Caroline Sagot-Duvauroux et Jean-Louis
Giovannoni se connaissent bien et n’en sont pas à leur première lecture
ensemble. Pour la circonstance, ils avaient préparé leur travail dans
l’après-midi : Jean-Louis Giovannoni avait choisi des fragments de
plusieurs de ses livres, agencés pour répondre harmonieusement aux extraits du
dernier ouvrage récemment paru1 de
Caroline Sagot-Duvauroux, Le vent chaule.
L’accord inventé était remarquable : on eût dit que les deux poètes
lisaient, en alternance, un texte écrit par un seul.
Et quelle lecture ! Jean-Louis
Giovannoni, immobile, jouait de la voix comme un comédien consommé — grave,
flûtée, railleuse, étonnée, interrogative... Caroline Sagot-Duvauroux
interprétait plus sa partie avec le corps : mobile, avançant et reculant
son siège, parfois les mains ébouriffant les cheveux.

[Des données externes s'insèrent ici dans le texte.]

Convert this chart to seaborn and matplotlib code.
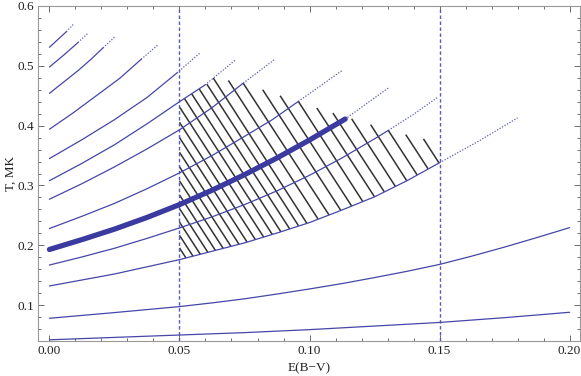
import matplotlib
matplotlib.use("Agg")
import matplotlib.pyplot as plt
import numpy as np
import pandas as pd
import seaborn as sns

# --- curves: E(B-V) points, T [MK], end of solid part ---
c1_x = [0.0, 0.025, 0.05, 0.075, 0.1, 0.125, 0.15, 0.175, 0.2]
c1_T = [0.042, 0.046, 0.050, 0.054, 0.059, 0.065, 0.071, 0.079, 0.088]
c1_solid = 0.2

c2_x = [0.0, 0.025, 0.05, 0.0625, 0.075, 0.0875, 0.1, 0.1125, 0.125, 0.1375,
        0.15, 0.1625, 0.175, 0.1875, 0.2]
c2_T = [0.078, 0.0875, 0.0975, 0.1037, 0.1105, 0.1185, 0.127, 0.136, 0.146, 0.1565,
        0.168, 0.182, 0.197, 0.213, 0.2295]
c2_solid = 0.2

c3_x = [0.0, 0.025, 0.05, 0.0625, 0.075, 0.0875, 0.1, 0.1125, 0.125, 0.1375, 0.15, 0.165, 0.18]
c3_T = [0.132, 0.152, 0.176, 0.190, 0.204, 0.2205, 0.238, 0.259, 0.281, 0.308, 0.338, 0.374, 0.413]
c3_solid = 0.15

c4_x = [0.0, 0.0125, 0.025, 0.0375, 0.05, 0.0625, 0.075, 0.0875, 0.1, 0.1125, 0.125,
        0.1303, 0.14, 0.1495]
c4_T = [0.167, 0.1805, 0.195, 0.2115, 0.229, 0.2475, 0.268, 0.291, 0.317, 0.346, 0.378,
        0.392, 0.419, 0.448]
c4_solid = 0.1303

c5_x = [0.0, 0.0125, 0.025, 0.0375, 0.05, 0.0625, 0.075, 0.0875, 0.1, 0.1137, 0.1303]
c5_T = [0.193, 0.2095, 0.227, 0.2465, 0.268, 0.292, 0.318, 0.346, 0.376, 0.411, 0.463]
c5_solid = 0.1137

c6_x = [0.0, 0.0125, 0.025, 0.0375, 0.05, 0.0625, 0.075, 0.0857, 0.0957, 0.1128]
c6_T = [0.228, 0.2485, 0.270, 0.2945, 0.321, 0.350, 0.382, 0.410, 0.4405, 0.493]
c6_solid = 0.0957

c7_x = [0.0, 0.0125, 0.025, 0.0375, 0.05, 0.0625, 0.0745, 0.0867]
c7_T = [0.277, 0.303, 0.331, 0.361, 0.393, 0.430, 0.471, 0.511]
c7_solid = 0.0745

c8_x = [0.0, 0.0125, 0.025, 0.0375, 0.05, 0.0598, 0.0713]
c8_T = [0.308, 0.337, 0.368, 0.403, 0.440, 0.468, 0.509]
c8_solid = 0.0598

c9_x = [0.0, 0.0125, 0.025, 0.0375, 0.049, 0.058]
c9_T = [0.345, 0.3765, 0.410, 0.447, 0.488, 0.522]
c9_solid = 0.049

c10_x = [0.0, 0.009, 0.0177, 0.027, 0.0353, 0.042]
c10_T = [0.394, 0.421, 0.449, 0.479, 0.511, 0.536]
c10_solid = 0.0353

c11_x = [0.0, 0.0055, 0.011, 0.016, 0.0206, 0.0253]
c11_T = [0.454, 0.473, 0.492, 0.511, 0.530, 0.549]
c11_solid = 0.0206

c12_x = [0.0, 0.0055, 0.011, 0.0148]
c12_T = [0.498, 0.518, 0.539, 0.5545]
c12_solid = 0.011

c13_x = [0.0, 0.0065, 0.0093]
c13_T = [0.531, 0.557, 0.570]
c13_solid = 0.0065

# --- hatch strokes: lower end on the 0.132 curve, upper end on the boundary ---
hatch_bot_x = [0.0525, 0.0552, 0.0580, 0.0609, 0.0638, 0.0668, 0.0698, 0.0729,
               0.0760, 0.0792, 0.0824, 0.0857, 0.0890, 0.0924, 0.0958, 0.0990,
               0.1033, 0.1075, 0.1120, 0.1162, 0.1205, 0.1250, 0.1288, 0.1330,
               0.1374, 0.1414, 0.1456, 0.1498]
hatch_bot_T = [0.1788, 0.1818, 0.1850, 0.1883, 0.1915, 0.1948, 0.1982, 0.2016,
               0.2053, 0.2094, 0.2136, 0.2180, 0.2225, 0.2272, 0.2325, 0.2366,
               0.2438, 0.2507, 0.2585, 0.2656, 0.2730, 0.2810, 0.2890, 0.2985,
               0.3078, 0.3175, 0.3277, 0.3375]
hatch_top_x = [0.05, 0.05, 0.05, 0.05, 0.05, 0.05, 0.05, 0.05,
               0.05, 0.05, 0.05, 0.0519, 0.0547, 0.0576, 0.0605, 0.063,
               0.0688, 0.0745, 0.082, 0.0887, 0.0957, 0.1028, 0.109, 0.1162,
               0.1235, 0.1303, 0.137, 0.1438]
hatch_top_T = [0.1956, 0.2167, 0.2388, 0.2615, 0.2842, 0.3077, 0.3313, 0.3555,
               0.380, 0.4056, 0.4313, 0.4453, 0.4531, 0.4612, 0.4695, 0.4795,
               0.4755, 0.471, 0.460, 0.450, 0.4405, 0.4295, 0.421, 0.4114,
               0.4017, 0.392, 0.385, 0.378]

ebv_limits = [0.05, 0.15]
x_ticks = [0.0, 0.05, 0.10, 0.15, 0.20]
y_ticks = [0.1, 0.2, 0.3, 0.4, 0.5, 0.6]

curves = [
    (c1_x, c1_T, c1_solid), (c2_x, c2_T, c2_solid), (c3_x, c3_T, c3_solid),
    (c4_x, c4_T, c4_solid), (c5_x, c5_T, c5_solid), (c6_x, c6_T, c6_solid),
    (c7_x, c7_T, c7_solid), (c8_x, c8_T, c8_solid), (c9_x, c9_T, c9_solid),
    (c10_x, c10_T, c10_solid), (c11_x, c11_T, c11_solid),
    (c12_x, c12_T, c12_solid), (c13_x, c13_T, c13_solid),
]
THICK = 4  # index of the highlighted curve

sns.set_theme(style="ticks")
plt.rcParams["font.family"] = ["Liberation Serif", "DejaVu Serif"]

fig = plt.figure(figsize=(5.81, 3.76), dpi=100)
ax = fig.add_axes([38 / 581, 1 - 341 / 376, 542 / 581, 335 / 376])

blue = "#4646a8"
dot_blue = "#5c5cb8"

# hatch strokes first, curves drawn over them
for xb, tb, xt, tt in zip(hatch_bot_x, hatch_bot_T, hatch_top_x, hatch_top_T):
    ax.plot([xt, xb], [tt, tb], color="#333333", lw=1.1, solid_capstyle="butt", zorder=2)

for i, (xs, ts, solid_end) in enumerate(curves):
    df = pd.DataFrame({"x": xs, "T": ts})
    solid = df[df["x"] <= solid_end + 1e-9]
    dotted = df[df["x"] >= solid_end - 1e-9]
    lw = 3.8 if i == THICK else 0.9
    col = "#3a3aa0" if i == THICK else blue
    sns.lineplot(data=solid, x="x", y="T", ax=ax, color=col, lw=lw,
                 estimator=None, sort=False, zorder=4)
    if len(dotted) > 1:
        sns.lineplot(data=dotted, x="x", y="T", ax=ax, color=dot_blue, lw=0.9,
                     estimator=None, sort=False, linestyle=(0, (1, 1.3)), zorder=3)

for xv in ebv_limits:
    ax.axvline(xv, color="#5a5ab4", lw=1.0, linestyle=(0, (2.5, 1.8)), zorder=3)

ax.set_xlim(-0.0044, 0.204)
ax.set_ylim(0.0417, 0.6)
ax.set_xticks(x_ticks)
ax.set_xticklabels(["0.00", "0.05", "0.10", "0.15", "0.20"])
ax.set_yticks(y_ticks)
ax.set_yticklabels([f"{v:.1f}" for v in y_ticks])
ax.set_xticks(np.arange(0.0, 0.2041, 0.01), minor=True)
ax.set_yticks(np.arange(0.04, 0.601, 0.02), minor=True)
ax.tick_params(which="both", direction="in", top=True, right=True,
               color="#555555", width=0.6, labelsize=9.5, labelcolor="#222222")
ax.tick_params(which="major", length=4.5, pad=3)
ax.tick_params(which="minor", length=2.5)
for sp in ax.spines.values():
    sp.set_color("#999999")
    sp.set_linewidth(0.8)

ax.set_xlabel("E(B\u2212V)", fontsize=9.5, color="#222222", labelpad=4)
ax.set_ylabel("T, MK", fontsize=9.5, color="#222222")
ax.yaxis.set_label_coords(-0.040, 0.5)

fig.savefig("out.png", dpi=100)
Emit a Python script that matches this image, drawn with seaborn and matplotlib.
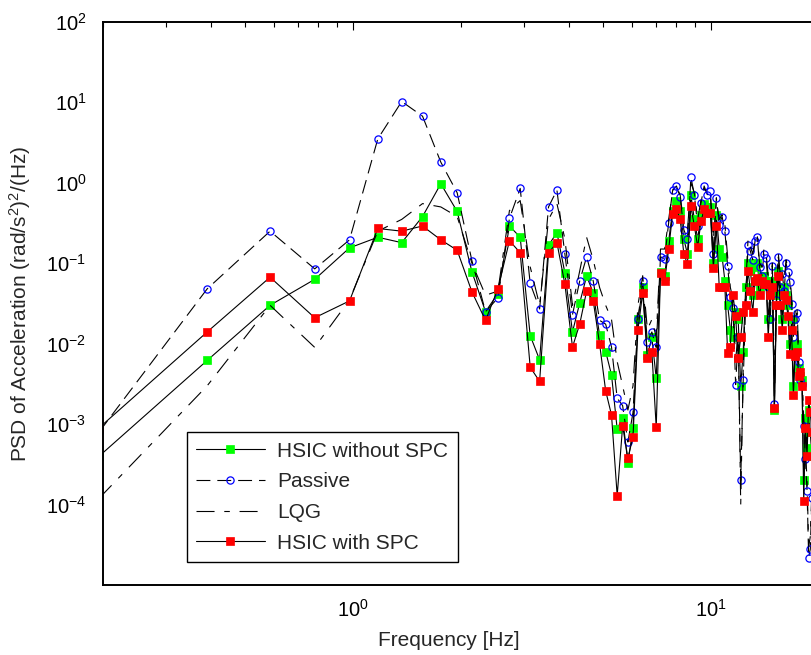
import matplotlib
matplotlib.use("Agg")
import matplotlib.pyplot as plt
import seaborn as sns
import numpy as np
import pandas as pd
from matplotlib.ticker import LogLocator, NullFormatter

# ---------------- data ----------------
freq = [0.195, 0.391, 0.586, 0.781, 0.977, 1.172, 1.367, 1.563, 1.758, 1.953,
        2.148, 2.344, 2.539, 2.734, 2.930, 3.125, 3.320, 3.516, 3.711, 3.906,
        4.102, 4.297, 4.492, 4.688, 4.883, 5.078, 5.273, 5.469, 5.664, 5.859,
        6.055, 6.250, 6.445, 6.641, 6.836, 7.031, 7.227, 7.422, 7.617, 7.813,
        8.008, 8.203, 8.398, 8.594, 8.789, 8.984, 9.180, 9.375, 9.570, 9.766,
        9.961, 10.156, 10.352, 10.547, 10.742, 10.938, 11.133, 11.328, 11.523, 11.719,
        11.914, 12.109, 12.305, 12.500, 12.695, 12.891, 13.086, 13.281, 13.477, 13.672,
        13.867, 14.063, 14.258, 14.453, 14.648, 14.844, 15.039, 15.234, 15.430, 15.625,
        15.820, 16.016, 16.211, 16.406, 16.602, 16.797, 16.992, 17.188, 17.383, 17.578,
        17.773, 17.969, 18.164, 18.359, 18.555, 18.750, 18.945, 19.141]

hsic_without_spc = [0.0004, 0.0062, 0.030, 0.063, 0.155, 0.21, 0.18, 0.38, 0.97, 0.44,
    0.078, 0.025, 0.042, 0.29, 0.21, 0.0126, 0.0063, 0.167, 0.24, 0.076,
    0.014, 0.032, 0.069, 0.043, 0.0128, 0.0080, 0.0041, 0.00087, 0.0012, 0.00033,
    0.0009, 0.02, 0.05, 0.0072, 0.012, 0.0037, 0.078, 0.07, 0.19, 0.45,
    0.6, 0.45, 0.2, 0.13, 0.7, 0.35, 0.2, 0.4, 0.55, 0.5,
    0.5, 0.1, 0.4, 0.15, 0.12, 0.06, 0.03, 0.015, 0.012, 0.025,
    0.02, 0.003, 0.008, 0.05, 0.1, 0.08, 0.04, 0.09, 0.1, 0.05,
    0.07, 0.07, 0.06, 0.02, 0.05, 0.06, 0.0015, 0.04, 0.08, 0.04,
    0.02, 0.05, 0.04, 0.03, 0.01, 0.02, 0.003, 0.009, 0.01, 0.005,
    0.004, 0.0035, 0.0002, 0.0012, 0.0005, 0.0015, 0.0008, 0.0004]

passive = [0.0008, 0.048, 0.25, 0.085, 0.195, 3.5, 10.2, 6.7, 1.8, 0.75,
    0.107, 0.025, 0.037, 0.36, 0.85, 0.056, 0.027, 0.50, 0.81, 0.13,
    0.023, 0.060, 0.12, 0.060, 0.0195, 0.0175, 0.0091, 0.0021, 0.0017, 0.0006,
    0.0014, 0.020, 0.060, 0.0105, 0.014, 0.009, 0.12, 0.114, 0.32, 0.81,
    0.91, 0.66, 0.26, 0.20, 1.17, 0.71, 0.29, 0.56, 0.91, 0.71,
    0.78, 0.13, 0.65, 0.30, 0.38, 0.25, 0.092, 0.038, 0.028, 0.0031,
    0.012, 0.0002, 0.0035, 0.03, 0.17, 0.14, 0.11, 0.19, 0.21, 0.089,
    0.07, 0.13, 0.115, 0.05, 0.020, 0.093, 0.0018, 0.035, 0.12, 0.05,
    0.074, 0.045, 0.10, 0.077, 0.059, 0.031, 0.012, 0.020, 0.024, 0.006,
    0.0035, 0.0031, 0.00095, 0.00037, 0.00015, 0.000022, 0.000028, 0.00012]

lqg = [0.00012, 0.003, 0.03, 0.009, 0.035, 0.25, 0.35, 0.55, 0.5, 0.38,
    0.1, 0.04, 0.045, 0.45, 0.6, 0.09, 0.03, 0.35, 0.55, 0.2,
    0.03, 0.08, 0.21, 0.11, 0.05, 0.03, 0.02, 0.006, 0.003, 0.0015,
    0.003, 0.03, 0.07, 0.015, 0.02, 0.012, 0.15, 0.15, 0.35, 0.8,
    0.9, 0.7, 0.3, 0.25, 1.0, 0.75, 0.35, 0.6, 0.85, 0.75,
    0.7, 0.2, 0.6, 0.35, 0.4, 0.3, 0.12, 0.05, 0.035, 0.006,
    0.015, 0.0001, 0.005, 0.05, 0.2, 0.16, 0.13, 0.2, 0.22, 0.1,
    0.09, 0.15, 0.13, 0.07, 0.03, 0.1, 0.003, 0.05, 0.13, 0.07,
    0.08, 0.06, 0.11, 0.09, 0.07, 0.04, 0.015, 0.025, 0.03, 0.008,
    0.005, 0.004, 0.0012, 0.0005, 0.0002, 0.00003, 0.00004, 0.00015]

hsic_with_spc = [0.0009, 0.0140, 0.067, 0.021, 0.034, 0.27, 0.25, 0.29, 0.195, 0.145,
    0.044, 0.0195, 0.048, 0.19, 0.135, 0.0051, 0.0034, 0.135, 0.18, 0.055,
    0.0091, 0.0175, 0.045, 0.034, 0.010, 0.0026, 0.0013, 0.00013, 0.00095, 0.00038,
    0.00069, 0.015, 0.043, 0.0066, 0.0079, 0.00091, 0.076, 0.060, 0.15, 0.41,
    0.47, 0.35, 0.13, 0.098, 0.51, 0.29, 0.16, 0.33, 0.47, 0.42,
    0.42, 0.087, 0.29, 0.05, 0.05, 0.05, 0.0076, 0.0092, 0.04, 0.022,
    0.0066, 0.012, 0.025, 0.03, 0.081, 0.045, 0.025, 0.06, 0.065, 0.04,
    0.06, 0.055, 0.055, 0.012, 0.04, 0.05, 0.0016, 0.03, 0.069, 0.03,
    0.015, 0.04, 0.035, 0.022, 0.0075, 0.015, 0.0023, 0.007, 0.008, 0.004,
    0.0045, 0.003, 0.00011, 0.0009, 0.0004, 0.002, 0.0014, 0.0008]

series_names = ["HSIC without SPC", "Passive", "LQG", "HSIC with SPC"]
xlabel_text = "Frequency [Hz]"
ylabel_text = r"PSD of Acceleration (rad/s$^{2}$)$^{2}$/(Hz)"

# ---------------- style ----------------
sns.set_style("white")
plt.rcParams['font.family'] = ['Liberation Sans', 'DejaVu Sans']
plt.rcParams['mathtext.fontset'] = 'custom'
plt.rcParams['mathtext.rm'] = 'Liberation Sans'
plt.rcParams['mathtext.it'] = 'Liberation Sans:italic'
plt.rcParams['mathtext.bf'] = 'Liberation Sans:bold'
plt.rcParams['axes.unicode_minus'] = False
plt.rcParams['lines.scale_dashes'] = False

fig = plt.figure(figsize=(8.12, 6.55), dpi=100)
ax = fig.add_axes([103 / 812, (655 - 585.2) / 655, 715.7 / 812, 563.5 / 655])
ax.set_xscale('log')
ax.set_yscale('log')

df = pd.DataFrame({"freq": freq, series_names[0]: hsic_without_spc,
                   series_names[1]: passive, series_names[2]: lqg,
                   series_names[3]: hsic_with_spc})

lw = 0.8
# HSIC without SPC
sns.lineplot(data=df, x="freq", y=series_names[0], ax=ax, sort=False, estimator=None,
             color='black', lw=lw, marker='s', markersize=5.5,
             markerfacecolor='#00ff00', markeredgecolor='#00ff00', markeredgewidth=0.5)
h_green = ax.lines[-1]
# Passive
sns.lineplot(data=df, x="freq", y=series_names[1], ax=ax, sort=False, estimator=None,
             color='black', lw=lw, marker='o', markersize=5.2,
             markerfacecolor='none', markeredgecolor='#0000ff', markeredgewidth=0.9)
h_pass = ax.lines[-1]
h_pass.set_dashes([10, 5])
# LQG
sns.lineplot(data=df, x="freq", y=series_names[2], ax=ax, sort=False, estimator=None,
             color='black', lw=lw)
h_lqg = ax.lines[-1]
h_lqg.set_dashes([13, 7, 4, 7])
# HSIC with SPC
sns.lineplot(data=df, x="freq", y=series_names[3], ax=ax, sort=False, estimator=None,
             color='black', lw=lw, marker='s', markersize=5.5,
             markerfacecolor='#ff0000', markeredgecolor='#ff0000', markeredgewidth=0.5)
h_red = ax.lines[-1]

ax.set_xlim(0.2, 20)
ax.set_ylim(1e-5, 1e2)

ax.set_xticks([1, 10])
ax.xaxis.set_minor_locator(LogLocator(base=10, subs=np.arange(2, 10), numticks=20))
ax.xaxis.set_minor_formatter(NullFormatter())
ax.set_yticks([1e-4, 1e-3, 1e-2, 1e-1, 1e0, 1e1, 1e2])
ax.yaxis.set_minor_locator(LogLocator(base=10, subs=np.arange(2, 10), numticks=20))
ax.yaxis.set_minor_formatter(NullFormatter())
ax.tick_params(which='both', direction='in', top=True, right=True, colors='black')
ax.tick_params(which='major', length=6, width=0.8, labelsize=14.5)
ax.tick_params(axis='y', which='major', pad=12)
ax.tick_params(axis='x', which='major', pad=10)
ax.tick_params(which='minor', length=3.5, width=0.8)
for sp in ax.spines.values():
    sp.set_linewidth(1.4)
    sp.set_color('black')

ax.set_xlabel(xlabel_text, fontsize=15)
ax.set_ylabel(ylabel_text, fontsize=15)
ax.xaxis.set_label_coords((449 - 103) / 715.7, -0.082)
ax.yaxis.set_label_coords((33 - 103) / 715.7, 0.5)

leg = ax.legend([h_green, h_pass, h_lqg, h_red], series_names, loc='lower left',
                bbox_to_anchor=(0.117, 0.041), borderaxespad=0, fontsize=15,
                frameon=True, fancybox=False, edgecolor='black', framealpha=1,
                handlelength=3.3, handletextpad=0.6, labelspacing=0.56,
                borderpad=0.45, numpoints=1)
leg.get_frame().set_linewidth(1.0)

fig.savefig("out.png", dpi=100)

Le public attentif était visiblement heureux
de cette complicité efficace entre les deux poètes. Dans un lieu où la poésie
est depuis longtemps illustrée, c’était une soirée vivante, vibrante, qui
donnait envie de lire et relire les livres de Caroline Sagot-Duvauroux et
Jean-Louis Giovannoni.
Récit et photo de Tristan Hordé
1 Voir dans l’anthologie de Poezibao du vendredi 6 novembre ; le livre fera prochainement l’objet d’une note de lecture. Les éditions Lettres Vives ont réédité en 2009 des textes introuvables de Jean-Louis Giovannoni, Ce Lieu que les pierres regardent suivi de Variations, Pas Japonais et L’Invention de l’espace.